Durch Expansion entstehen neue Jobs

Die Expansion am Standort Daimlerstraße wirkt sich auf Art und Zahl der Jobs aus, so Gelsenwasser-Sprecherin Heidrun Becker an. „In Bezug auf Reinigung, Instandhaltung, Grünflächen haben wir vorausschauend einen Ausbildungsgang ,Gebäudemanagement’ (Elektroniker für Gebäudetechnik) geschaffen und arbeiten an weiteren Kooperationen etwa mit den Behindertenwerkstätten Franz-Sales-Haus.“ Im Gebäudemanagement wird seit 2019 ein Azubi ausgebildet.

Die Reinigungs-Kapazitäten sollen nach der Fertigstellung des Neubaus aufgestockt werden: Für das neue Laborgebäude ist künftig doppelt so viel Reinigungskapazität nötig wie bislang.

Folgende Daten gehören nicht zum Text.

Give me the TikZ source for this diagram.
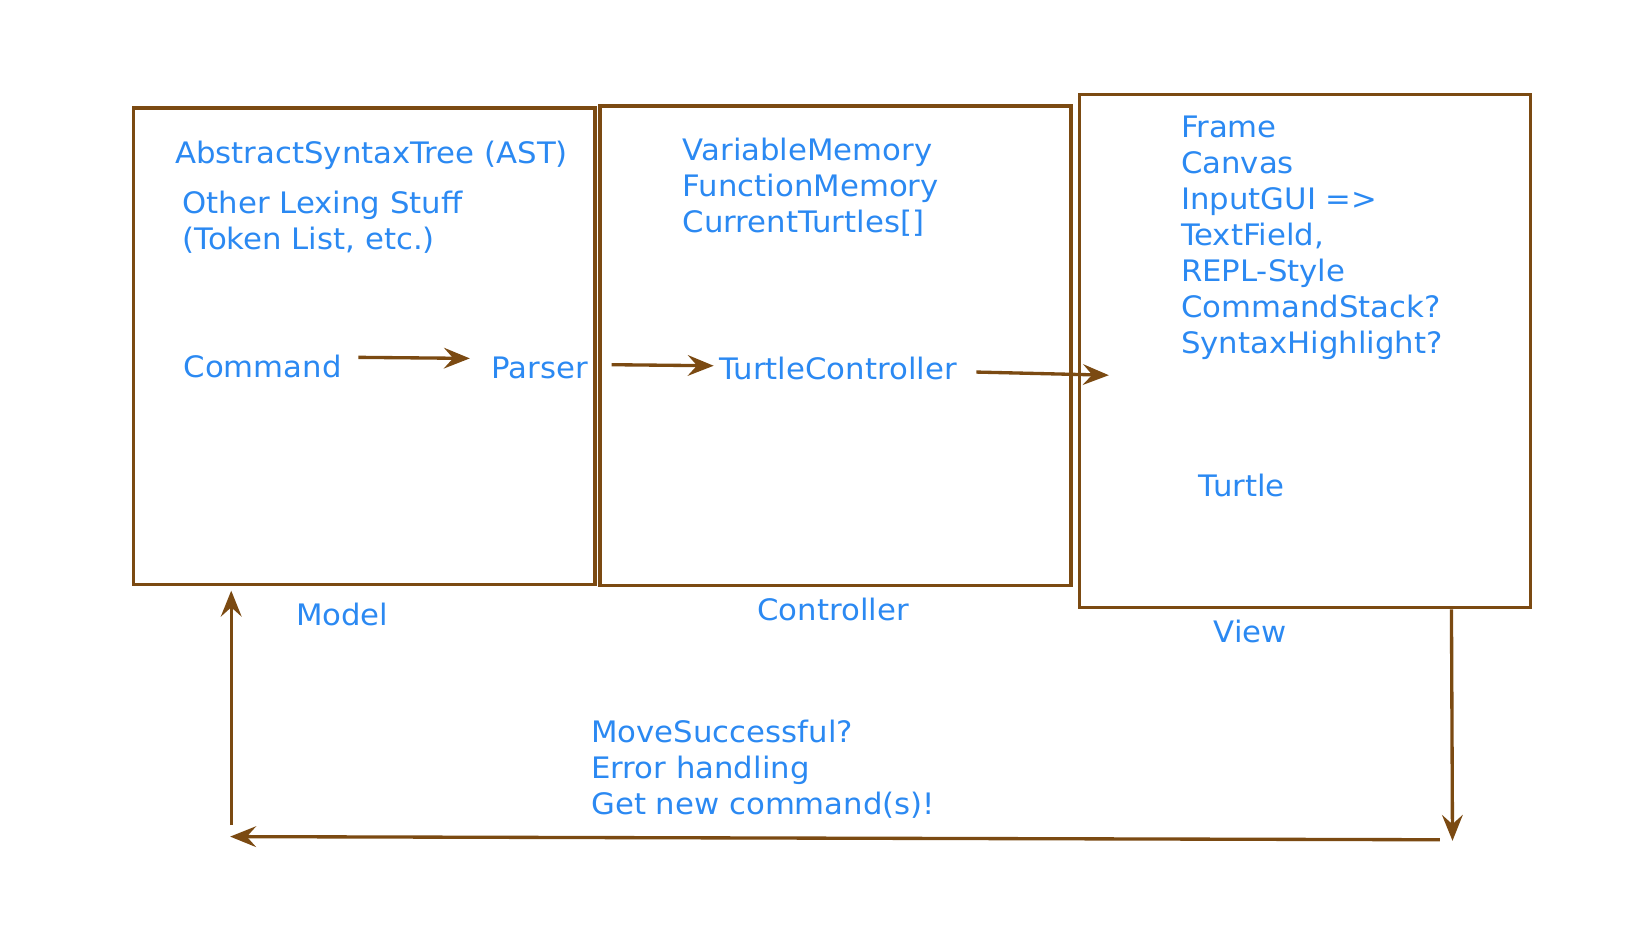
\documentclass[tikz,border=0pt]{standalone}
\usepackage{fontspec}
\setmainfont[FakeStretch=1.04]{DejaVu Sans}
\usetikzlibrary{arrows.meta}
\definecolor{brn}{HTML}{7B4A12}
\definecolor{txtblue}{HTML}{2B89F2}
\begin{document}
\begin{tikzpicture}[x=0.01cm,y=-0.01cm,
  box/.style={draw=brn,line width=0.9pt,inner sep=0pt},
  lbl/.style={text=txtblue,anchor=west,inner sep=0pt,align=left,font=\fontsize{8}{9.73}\selectfont},
  conn/.style={draw=brn,line width=0.9pt,-{Stealth[length=7pt,width=5.6pt,inset=2.5pt]}},
  plain/.style={draw=brn,line width=0.9pt}]
\useasboundingbox (0,0) rectangle (1568,882);
% boxes
\node[box,minimum width=4.39cm,minimum height=4.53cm] (model) at (346.5,329.5) {};
\node[box,minimum width=4.48cm,minimum height=4.56cm] (ctrl) at (795,329) {};
\node[box,minimum width=4.29cm,minimum height=4.88cm] (view) at (1241.5,334) {};
% texts
\node[lbl] (ast) at (166,147.5) {AbstractSyntaxTree (AST)};
\node[lbl] (lex) at (173,211) {Other Lexing Stuff\\(Token List, etc.)};
\node[lbl] (cmd) at (174,349) {Command};
\node[lbl] (parser) at (467,350) {Parser};
\node[lbl] (mem) at (649,178.5) {VariableMemory\\FunctionMemory\\CurrentTurtles[]};
\node[lbl] (tc) at (684,351) {TurtleController};
\node[lbl] (vlist) at (1123,226.5) {Frame\\Canvas\\InputGUI =>\\TextField,\\REPL-Style\\CommandStack?\\SyntaxHighlight?};
\node[lbl] (turtle) at (1140,462) {Turtle};
\node[lbl] (modellbl) at (281,585) {Model};
\node[lbl] (ctrllbl) at (720,580) {Controller};
\node[lbl] (viewlbl) at (1154,601) {View};
\node[lbl] (msg) at (562,732) {MoveSuccessful?\\Error handling\\Get new command(s)!};
% connector end points
\coordinate (c1s) at (341,340);
\coordinate (c1e) at (447,341);
\coordinate (c2s) at (582,347);
\coordinate (c2e) at (679,348);
\coordinate (c3s) at (929,354);
\coordinate (c3e) at (1055,357);
\coordinate (vd) at (1382,800);
\coordinate (bs) at (1370,799);
\coordinate (be) at (219,796);
\coordinate (us) at (220,785);
\coordinate (ue) at (220,562);
% connectors
\draw[conn] (c1s) -- (c1e);
\draw[conn] (c2s) -- (c2e);
\draw[conn] (c3s) -- (c3e);
\draw[conn] (view.south -| 1381,0) -- (vd);
\draw[conn] (bs) -- (be);
\draw[conn] (us) -- (ue);
\end{tikzpicture}
\end{document}
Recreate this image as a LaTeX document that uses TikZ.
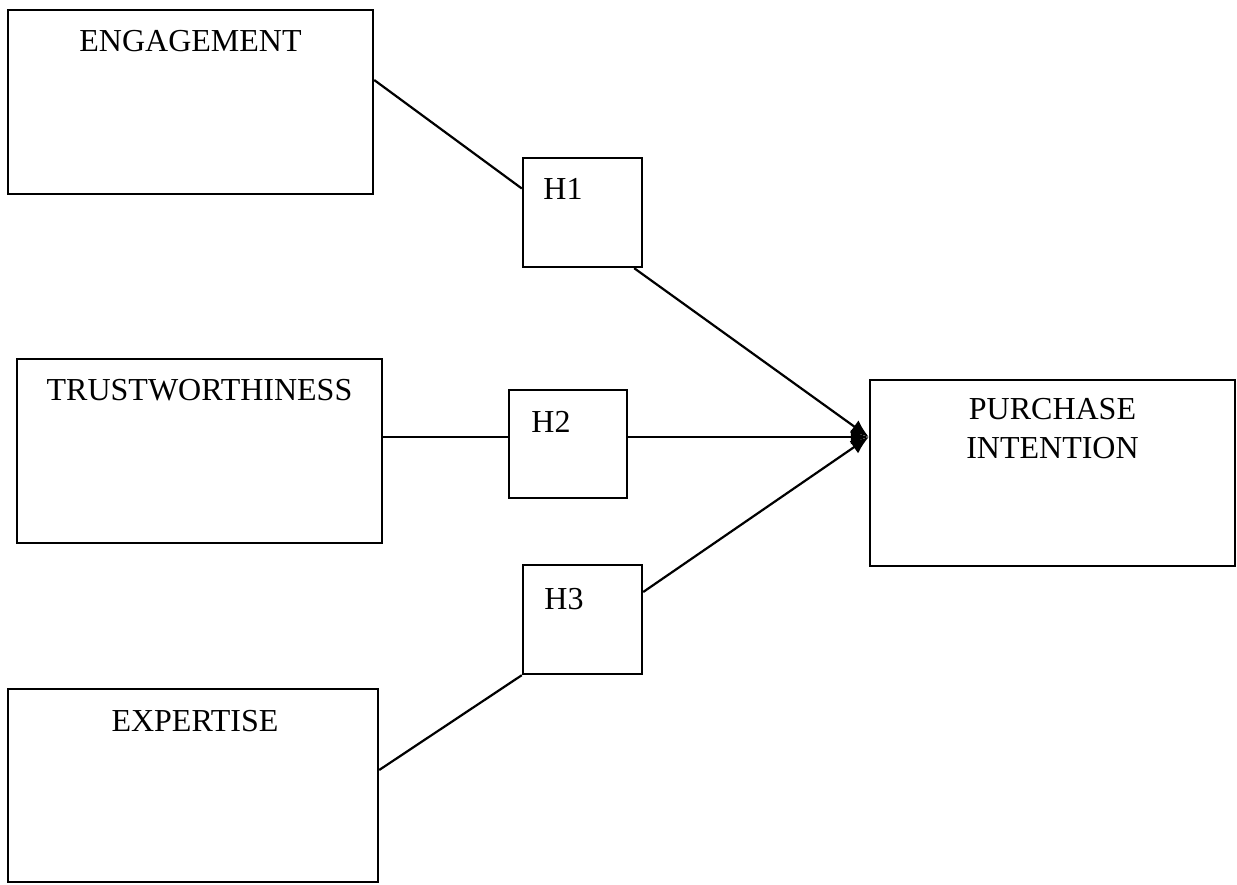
\documentclass[tikz,border=0pt]{standalone}
\usepackage{fontspec}
\setmainfont{Liberation Serif}
\usetikzlibrary{arrows.meta}

\begin{document}
\begin{tikzpicture}[x=0.5pt, y=-0.5pt,
  box/.style={draw, line width=1.2pt, inner sep=0pt},
  txt/.style={inner sep=0pt, font=\fontsize{16}{19.5}\selectfont, align=center},
  link/.style={line width=1.1pt},
  hyp/.style={line width=1.1pt, -{Latex[length=9pt, width=7.5pt]}}]
  \useasboundingbox (0,0) rectangle (1237,884);

  % constructs
  \node (eng) at (190.5, 102) [box, minimum width=182.5pt, minimum height=92pt] {};
  \node (trust) at (199.5, 451) [box, minimum width=182.5pt, minimum height=92pt] {};
  \node (exp) at (193, 785.5) [box, minimum width=185pt, minimum height=96.5pt] {};
  \node (pi) at (1052.5, 473) [box, minimum width=182.5pt, minimum height=93pt] {};

  \node (engtxt) at (190.5, 41) [txt] {ENGAGEMENT};
  \node (trusttxt) at (199.5, 390) [txt] {TRUSTWORTHINESS};
  \node (exptxt) at (195, 721) [txt] {EXPERTISE};
  \node (pitxt) at (1052.5, 428.5) [txt] {PURCHASE\\INTENTION};

  % hypotheses
  \node (h1) at (582.5, 212.5) [box, minimum width=59.5pt, minimum height=54.5pt] {};
  \node (h2) at (568, 444) [box, minimum width=59pt, minimum height=54pt] {};
  \node (h3) at (582.5, 619.5) [box, minimum width=59.5pt, minimum height=54.5pt] {};

  \node (h1txt) at (543, 189) [txt, anchor=west] {H1};
  \node (h2txt) at (531, 422) [txt, anchor=west] {H2};
  \node (h3txt) at (544, 599) [txt, anchor=west] {H3};

  \draw[link] ([yshift=11pt]eng.east) -- ([yshift=12pt]h1.west);
  \draw[hyp] ([xshift=-4.5pt]h1.south east) -- ([yshift=18pt]pi.west);
  \draw[link] ([yshift=7pt]trust.east) -- ([yshift=3.5pt]h2.west);
  \draw[hyp] ([yshift=3.5pt]h2.east) -- ([yshift=18pt]pi.west);
  \draw[link] ([yshift=7.75pt]exp.east) -- (h3.south west);
  \draw[hyp] ([yshift=13.75pt]h3.east) -- ([yshift=18pt]pi.west);
\end{tikzpicture}
\end{document}
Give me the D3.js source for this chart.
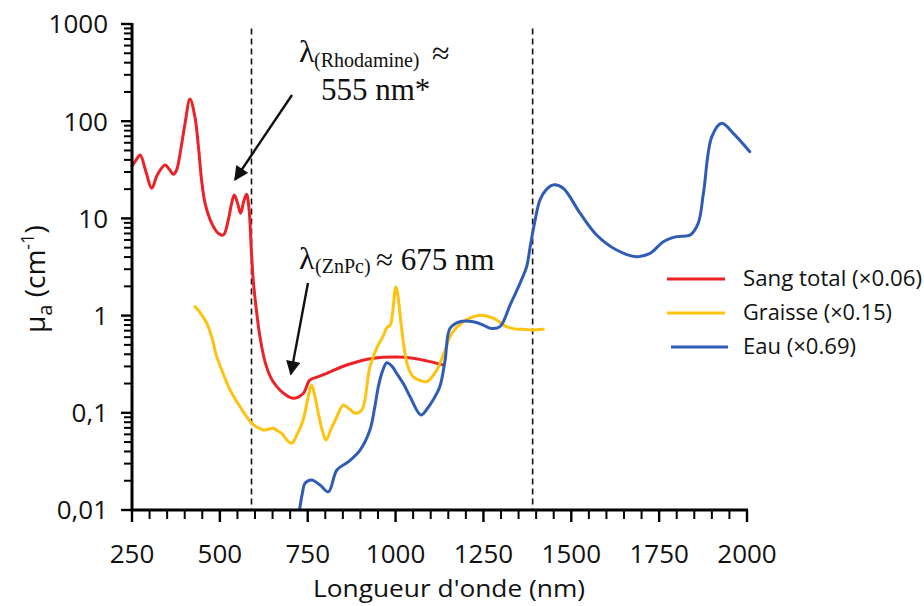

Der Bedarf liege bei „einigen neue Stellen“, so Ziegert.

Eingehaltene Zeitplanung hin oder her: In einem Punkt geht es Gelsenwasser wie anderen Bauherren auch: „Die aktuelle Situation hat zu Verteuerungen geführt“, so Sprecherin Becker. Die derzeitigen Investitionskosten liegen bei etwa 21 Millionen Euro. 2019 hatte das Unternehmen noch mit 18 Millionen Euro geplant.